It is now 187 years since Macaulay said of Parliament, in one of the great essays which he contributed to the Edinburgh Review: “The gallery in which the reporters sit has become a fourth estate of the realm.”
Since that dangerous year, 1828, when pressure was building for Catholic emancipation and parliamentary reform, the means by which the fourth estate exerts its influence on politics have changed a bit. But any free society derives a great part of its vitality from a press which detects, expresses and gives currency to abuses, scandals, protests, demands for redress, changing currents of public opinion: forces which the politicians must harness or otherwise deal with if they themselves are not to be swept aside.
Which makes the smash suffered by the media on election night all the more striking. The commentators were shown to be out of touch with public opinion, and so were the news editors. News coverage was predicated on the belief that there would be another coalition of some sort, and vast amounts of space and expertise were devoted to working out what sort of coalition it would be.
To say the media almost got it right is no defence. Suppose Aston Villa this afternoon beat Arsenal one-nil. It will be no use at all for those (including myself) who expect Arsenal to win to say we nearly got it right. A narrow victory is still a victory. Villa will still have won the FA Cup.
In a column written a few days after the election, Boris Johnson rejoiced in “the wholesale and hilarious humiliation of the pundits”. He was right: to see such self-importance exploded brought roars of laughter on sofas across the land. The main qualification for becoming a pundit often seems to be the ability to take one’s own opinions more seriously than they deserve to be taken. Election night was a joyful experience for all those of us who are fed up with the pretence of these soothsayers to understand the spirit of the times better than the rest of us do.
What went wrong for the soothsayers? Some at least of them suffered from a kind of incredulity. They could not believe the ruling class was capable of regenerating itself. They assumed that the Conservative Party could not cope with the modern world. It was obviously unable to recruit women or members of ethnic minorities in sufficient numbers. The fact that it had placed its fortunes in the hands of a man who went to Eton, and belonged to the Bullingdon Club, confirmed that it was out of touch.
The people who were out of touch were the pundits. It did not occur to them that going to a good school might be an advantage. Nor could they see that to most voters, the question of whether the Prime Minister was any good at his job was far more important than where he was educated or what clubs he belonged to. Oddly enough, this was an area where the polls gave a pretty good indication of public opinion: they confirmed that David Cameron was more respected than Ed Miliband. But the obvious implication of this preference – that in the secrecy of the polling booth, people might well opt for Cameron – was somehow discounted.
So was the even more unfashionable possibility that some voters were actually rather pleased to have a Prime Minister from a patrician background. The other day I met an economist who claimed that working-class women, such as his own mother, approved of Cameron’s manners. I cannot pretend I have done any research to verify this finding. But it does appear that pundits who went to Oxford are more neurotic about class than most voters are. And it is also evident that many millions of voters are small-c conservatives, who regard it as a matter of common prudence to vote for a party which believes in such staid things as hard work and sound money.

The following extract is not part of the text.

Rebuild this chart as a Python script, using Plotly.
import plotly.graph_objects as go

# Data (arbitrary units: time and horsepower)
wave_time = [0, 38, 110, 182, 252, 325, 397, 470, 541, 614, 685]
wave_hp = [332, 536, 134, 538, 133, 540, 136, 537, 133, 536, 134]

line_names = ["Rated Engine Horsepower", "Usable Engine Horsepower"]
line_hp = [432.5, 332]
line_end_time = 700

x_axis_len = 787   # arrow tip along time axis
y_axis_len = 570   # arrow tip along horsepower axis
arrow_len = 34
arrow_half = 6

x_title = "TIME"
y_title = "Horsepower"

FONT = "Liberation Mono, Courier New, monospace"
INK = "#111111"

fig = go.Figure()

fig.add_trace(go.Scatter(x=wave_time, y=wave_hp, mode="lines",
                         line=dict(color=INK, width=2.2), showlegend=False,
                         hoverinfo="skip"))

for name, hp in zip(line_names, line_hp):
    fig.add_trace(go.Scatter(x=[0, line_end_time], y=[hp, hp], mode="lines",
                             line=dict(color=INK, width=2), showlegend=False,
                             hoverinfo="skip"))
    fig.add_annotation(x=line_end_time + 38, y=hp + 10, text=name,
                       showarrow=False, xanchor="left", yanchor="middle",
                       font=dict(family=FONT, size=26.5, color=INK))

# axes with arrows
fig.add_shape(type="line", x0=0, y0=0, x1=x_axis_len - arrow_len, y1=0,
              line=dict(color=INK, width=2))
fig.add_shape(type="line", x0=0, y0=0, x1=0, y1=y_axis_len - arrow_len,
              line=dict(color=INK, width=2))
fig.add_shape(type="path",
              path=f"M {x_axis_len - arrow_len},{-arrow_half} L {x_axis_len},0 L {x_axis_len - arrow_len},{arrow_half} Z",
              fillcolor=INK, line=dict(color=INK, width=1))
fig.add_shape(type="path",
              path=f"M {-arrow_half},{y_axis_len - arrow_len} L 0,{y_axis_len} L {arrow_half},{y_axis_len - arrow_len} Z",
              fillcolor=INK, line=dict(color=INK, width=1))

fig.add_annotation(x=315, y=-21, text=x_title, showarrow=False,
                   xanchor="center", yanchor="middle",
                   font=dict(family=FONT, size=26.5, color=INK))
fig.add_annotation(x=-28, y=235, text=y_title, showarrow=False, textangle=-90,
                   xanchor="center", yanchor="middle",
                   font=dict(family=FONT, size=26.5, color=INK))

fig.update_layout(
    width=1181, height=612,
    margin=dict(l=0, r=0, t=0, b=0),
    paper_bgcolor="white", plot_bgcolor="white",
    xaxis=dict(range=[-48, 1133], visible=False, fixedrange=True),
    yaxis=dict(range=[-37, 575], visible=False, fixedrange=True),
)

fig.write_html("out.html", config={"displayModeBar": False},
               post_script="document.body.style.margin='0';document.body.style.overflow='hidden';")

Let us not be too hard on the pundits. Part of the trouble is that they are overworked. The days when a pundit could survive by writing one piece a week are gone. In the age of the internet, they find themselves obliged to pontificate day in day out from early in the morning until late at night. This means they have no time to think or read. Nor do they have time to find anything out by talking to people, perhaps while taking a glass or two of refreshment: they are obliged to subcontract that side of the business to polling companies. We live in the age of the idle workaholic, who hopes the huge volume of his output will obscure the laziness of his thinking and the dreariness of his style.
One does not wish to idealise the past. There have always been pundits who got things wrong. But the one-piece-a-week system had considerable advantages. It gave the writer an incentive to try, on that one occasion, to do his best work, and perhaps even produce something that was not just an echo of what everyone else was doing. If he did a feeble piece, he would have to wait another seven days to clear his name, and might find himself the object of derision, or at least of a wounding lack of respect, in whatever pub or club he frequented. (I write “he” because the genuinely self-important pundit is much more often male than female.)
The humiliation of the pundits has political consequences. On no subject do they feel readier to pontificate than Europe. Here is a field where their expertise, refined on occasional visits to the Continent though seldom by actual residence there, is unrivalled. Their superior knowledge has often enabled them to know when our European policy is going wrong.
What weight do their warnings now carry? David Cameron has already said, with reference to the negative coverage the press will sometimes give to his European negotiations over the next couple of years: “My advice would be – a bit like the election, really – wait for the result!”
The same maxim can be applied to every other field of policy. The Government can hope to cut out the middle man – the pundit – and seek direct approval from the public for its welfare reforms, or its measures to raise standards in schools.
Tony Blair flattered the press by seeking and obtaining its approval. Cameron is now in a position of greater strength than that. He can seek to do what is right for the country, and wait for the press to catch up.